Ifrah Law attorneys David Deitch (@DavidBDeitch) and Griffin Finan (@G_Finan) offer their take on New Jersey’s latest plan to allow sports betting at Atlantic City casinos and state racetracks.
Sometimes you should be careful what you ask for. And sometimes even when you get what you ask for, it turns out not to be what you wanted.
The U.S. Supreme Court recently denied a petition for certiorari by the State of New Jersey in the case challenging its sports wagering law as a violation of the Professional and Amateur Sports Protection Act of 1992 (“PASPA”), the federal law that prohibits state-sponsored sports betting unless that state had a sports betting scheme in place between 1976-1990. In the district court and in the U.S. Court of Appeals for the Third Circuit, New Jersey argued that PASPA is unconstitutional because it commandeered states into enacting federal policy. At the time it was enacted, PASPA offered New Jersey the option pass a sports betting law that would be grandfathered in, but New Jersey failed to act. The case involved a challenge by several sports leagues to a New Jersey law passed in 2011 that would have permitted sports betting in that state.
In its brief to the Supreme Court opposing the grant of certiorari, the Solicitor General of the United States observed that PASPA did not obligate New Jersey to leave in place the state-law prohibitions against sports gambling that it had chosen to adopt prior to PASPA’s enactment. “To the contrary,” the Solicitor General asserted, “New Jersey is free to repeal those prohibitions in whole or in part.” This echoed the observation of the Third Circuit Court of Appeals questioning “how having no law in place governing sports wagering is the same as authorizing it by law.”
Reading these tea leaves, New Jersey State Senator Raymond Lesniak (pictured) has taken the bait. Earlier today, Senator Lesniak introduced legislation that states that, “sports wagering conducted at a racetrack or a casino under procedures developed solely by the racetrack or casino shall not be considered unlawful gambling and a person shall not be subject to criminal or civil liability under the laws of this State for participating in, or conducting, sports wagering at a racetrack or a casino.” The bill would essentially repeal the state’s sports betting prohibitions at the state’s casinos and racetracks. Sen. Lesniak has said that he hopes to fast track the legislation to allow for bets to be taken at the start of the NFL season in September.
Senator Lesniak’s bill obviously seizes upon the suggestion by the Third Circuit and the Solicitor General that an absence of any prohibition does not constitute the “state sponsored” sports wagering banned by PASPA. But it is far from clear whether Senator Lesniak’s bill would avoid that statute’s bar on sports wagering.

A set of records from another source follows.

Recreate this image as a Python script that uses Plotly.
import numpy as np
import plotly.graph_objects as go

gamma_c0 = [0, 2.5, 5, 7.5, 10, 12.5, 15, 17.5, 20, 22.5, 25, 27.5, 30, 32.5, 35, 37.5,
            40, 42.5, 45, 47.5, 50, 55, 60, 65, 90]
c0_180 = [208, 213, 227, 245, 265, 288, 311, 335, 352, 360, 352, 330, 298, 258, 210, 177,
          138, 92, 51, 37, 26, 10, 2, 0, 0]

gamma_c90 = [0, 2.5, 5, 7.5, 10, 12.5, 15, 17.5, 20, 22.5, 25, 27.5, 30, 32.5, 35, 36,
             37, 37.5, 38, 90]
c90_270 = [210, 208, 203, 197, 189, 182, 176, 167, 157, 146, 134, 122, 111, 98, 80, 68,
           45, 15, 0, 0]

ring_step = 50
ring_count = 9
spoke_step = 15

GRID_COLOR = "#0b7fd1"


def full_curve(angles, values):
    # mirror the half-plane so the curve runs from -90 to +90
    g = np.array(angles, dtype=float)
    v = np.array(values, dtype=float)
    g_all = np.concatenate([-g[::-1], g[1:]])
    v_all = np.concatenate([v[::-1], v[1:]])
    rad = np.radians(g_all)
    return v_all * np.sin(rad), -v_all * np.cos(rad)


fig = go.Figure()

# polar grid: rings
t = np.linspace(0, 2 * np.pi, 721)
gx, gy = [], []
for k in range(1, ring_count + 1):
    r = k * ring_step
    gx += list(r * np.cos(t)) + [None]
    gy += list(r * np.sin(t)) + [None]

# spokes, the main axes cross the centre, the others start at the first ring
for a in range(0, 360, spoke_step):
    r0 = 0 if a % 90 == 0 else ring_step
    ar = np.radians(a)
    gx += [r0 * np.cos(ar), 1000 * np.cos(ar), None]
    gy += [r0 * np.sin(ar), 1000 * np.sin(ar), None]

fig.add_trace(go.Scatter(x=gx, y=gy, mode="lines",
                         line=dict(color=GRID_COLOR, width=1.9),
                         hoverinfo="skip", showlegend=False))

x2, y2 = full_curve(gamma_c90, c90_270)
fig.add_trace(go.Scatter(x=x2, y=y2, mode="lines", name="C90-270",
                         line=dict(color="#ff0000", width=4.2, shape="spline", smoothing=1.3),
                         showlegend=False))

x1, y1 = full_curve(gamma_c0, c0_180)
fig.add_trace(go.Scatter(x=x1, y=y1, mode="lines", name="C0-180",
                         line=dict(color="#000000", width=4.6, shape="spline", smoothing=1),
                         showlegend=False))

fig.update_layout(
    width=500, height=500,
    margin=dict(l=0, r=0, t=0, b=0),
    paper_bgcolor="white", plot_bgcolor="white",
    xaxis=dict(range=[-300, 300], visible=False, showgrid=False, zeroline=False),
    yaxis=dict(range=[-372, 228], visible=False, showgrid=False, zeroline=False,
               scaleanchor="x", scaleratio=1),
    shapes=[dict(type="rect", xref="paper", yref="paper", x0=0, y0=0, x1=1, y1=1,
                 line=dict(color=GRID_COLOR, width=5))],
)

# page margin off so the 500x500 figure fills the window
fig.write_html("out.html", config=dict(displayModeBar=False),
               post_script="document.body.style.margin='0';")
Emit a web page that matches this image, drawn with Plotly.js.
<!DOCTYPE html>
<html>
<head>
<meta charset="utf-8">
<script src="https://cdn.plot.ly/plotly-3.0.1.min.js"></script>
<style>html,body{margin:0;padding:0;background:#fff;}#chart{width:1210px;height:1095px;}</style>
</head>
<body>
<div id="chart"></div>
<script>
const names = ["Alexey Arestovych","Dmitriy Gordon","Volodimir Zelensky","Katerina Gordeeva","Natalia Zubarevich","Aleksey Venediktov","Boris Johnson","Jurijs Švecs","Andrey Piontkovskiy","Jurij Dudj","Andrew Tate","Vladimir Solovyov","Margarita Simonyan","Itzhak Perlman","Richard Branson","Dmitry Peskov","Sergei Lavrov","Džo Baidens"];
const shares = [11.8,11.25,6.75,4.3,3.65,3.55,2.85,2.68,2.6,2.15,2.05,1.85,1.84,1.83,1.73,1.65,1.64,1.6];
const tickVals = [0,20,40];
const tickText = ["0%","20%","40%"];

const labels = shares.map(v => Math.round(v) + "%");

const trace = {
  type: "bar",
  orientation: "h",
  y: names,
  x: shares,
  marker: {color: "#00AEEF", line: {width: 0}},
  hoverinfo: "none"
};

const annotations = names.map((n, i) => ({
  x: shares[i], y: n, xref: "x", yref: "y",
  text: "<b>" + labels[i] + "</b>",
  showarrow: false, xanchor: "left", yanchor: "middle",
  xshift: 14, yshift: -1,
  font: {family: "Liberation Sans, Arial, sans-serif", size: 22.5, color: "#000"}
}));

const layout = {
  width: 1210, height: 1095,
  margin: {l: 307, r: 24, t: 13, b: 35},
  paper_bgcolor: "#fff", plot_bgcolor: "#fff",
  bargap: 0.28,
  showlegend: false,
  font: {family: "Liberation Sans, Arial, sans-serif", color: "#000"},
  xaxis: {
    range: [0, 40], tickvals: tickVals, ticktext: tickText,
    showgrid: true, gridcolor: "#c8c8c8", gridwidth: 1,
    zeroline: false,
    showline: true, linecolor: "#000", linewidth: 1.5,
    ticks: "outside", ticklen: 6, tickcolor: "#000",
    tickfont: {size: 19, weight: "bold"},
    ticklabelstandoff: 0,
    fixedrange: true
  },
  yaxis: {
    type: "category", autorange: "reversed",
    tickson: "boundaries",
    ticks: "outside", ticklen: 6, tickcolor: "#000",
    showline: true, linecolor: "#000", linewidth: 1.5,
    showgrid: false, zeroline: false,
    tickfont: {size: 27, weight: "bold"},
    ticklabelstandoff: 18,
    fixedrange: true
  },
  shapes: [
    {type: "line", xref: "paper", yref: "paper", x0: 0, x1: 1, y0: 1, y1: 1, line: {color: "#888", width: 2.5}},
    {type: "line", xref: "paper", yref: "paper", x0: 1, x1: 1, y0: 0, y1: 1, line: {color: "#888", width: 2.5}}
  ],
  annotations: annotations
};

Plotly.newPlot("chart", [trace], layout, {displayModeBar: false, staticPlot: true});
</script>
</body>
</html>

The question, of course, is what constitutes state sponsoring of sports wagers. The casinos and racetracks in which sports betting would be permitted under Senator Lesniak’s proposal are heavily regulated by the state, and are subject to licensing and intense regulatory oversight. The activity in those sites is also subject to taxation by the state that is specifically addressed to gambling. It is too early to know whether the legislature will support it or whether Governor Chris Christie would sign the bill – though some are already expressing doubts – but the heavy state involvement in casinos and racetracks could be a basis on which the sports leagues could raise another PASPA challenge to New Jersey’s newest effort to bring sports wagering to the state.